William Preston Thompson, the first white man to settle in Grundy county, was born in Washington county, Virginia, in 1788.  He attended school there, read medicine, and attended the medical college at Richmond, Virginia, and practiced his profession a short time in that city.
He was a general in the war of 1812, was paymaster of the army at Norfolk, Virginia, during a portion of that war. Was elected to the legislature of that state, and was also a member of congress from there; was considerable of a politician and an  old time Whig.  He moved to Ray county, Missouri, near Richmond, in 1821, and was appointed general of   the Missouri militia soon after; was in command of the troops during the Mormon war in the State.

He followed his profession in Ray county when he was not engaged in the militia, and was still a general in the militia when he moved to Grundy county, then called Carroll, in the fall of 1833. He located on a farm in what is now Madison township,  and his was the first white family and the only one that fall and winter in Grundy county.  J. Harvey  Meek, a brother-in-law, came with him to help him put up a cabin, and went back that fall and brought his family and another brother-in-law, John Scott, with him in the spring of 1834.  They settled near the doctor, and formed the only settlement in the county.  The doctor's nearest neighbor when he came was Samuel Peniston, three miles east of Gallatin.  In the fall of 1834 Levi Moore settled near where Trenton now is, about ten miles from the doctor, and they were glad to have neighbors so near.  Dr. Thompson's practice extended from Ray county to the Iowa line, and from Linn county to the Missouri river on the west, and he also had a considerable practice in Decatur county, Iowa. At that time he was the best physician in north Missouri, and several of his old patrons now living say they have never had so good a physician. The doctor named all the streams in north
Missouri. Thompson's Fork is named after him. He was judge of this county when he had to go to Carrollton to transact business, then had to go to Chillicothe when this was Livingston county, and to Trenton, and was a judge at his death. He lived in the same place all the time he represented the three counties. Was twice married, his first wife being Miss Jane Russell,
daughter of Major Russell, of Burke's Garden, Virginia (She was Patrick Henry's niece). They had six children. She died there and he married Miss Sallie Meek about the year 1820. They moved to Missouri shortly after their marriage.

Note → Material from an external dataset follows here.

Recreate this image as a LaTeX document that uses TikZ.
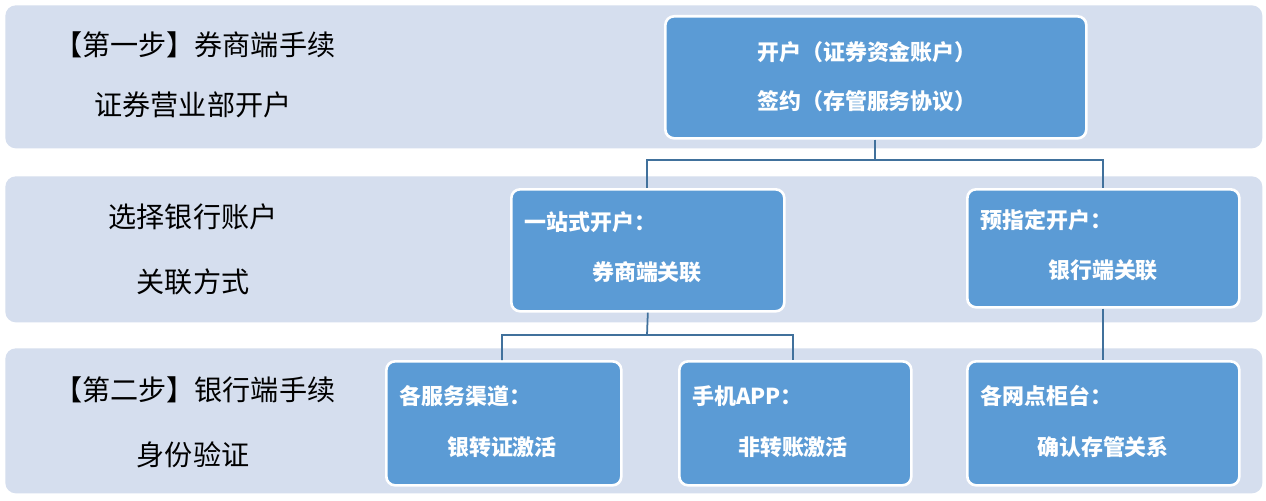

His first children were: Eliza,  Maria, John II., Patrick, James and William. Maria married Rev.  David R. McAnally, editor of the Christian Advocate, of St. Louis, and she died in 1862; Eliza married a lawyer named Williams, of Ashland, North Carolina, who moved to St. Louis l861; both died the same year Mrs. McAnally died. Rev.  John H. Thomson, a Methodist preacher, the last of his first children, died in 1880, at Ashland, Kentucky.

By his second marriage there were nine children, named Caroline A., Milton V., Catherine S., William Preston, James Winston, Evans Shelby, and Columbus Keyes; Sarah Jane and Mary Jane died in infancy; Caroline married  John S. Darnaby, she had two children, and died in 1850. Catherine S. married William N. Peery, and she is dead. William Prestonand James W. died young; Evans Shelby went to California for his health, and came home and died shortly after; Columbus K. enlisted in the Twenty-third Regiment Missouri volunteers, was captured the 6th of April, 1862, at the battle of Shiloh, was paroled July, 1862, contracted the chronic diarrhea, got back as far as Nashville, Tennessee, where he was taken to the
hospital; Milton went after him and brought him home, and he died soon after. Milton is the only living representative of Dr. Thompson's family. Dr. Thompson died November 22, 1848. His wife survived him until October 1851. She was born iin Washington County, Virginia, in 1802.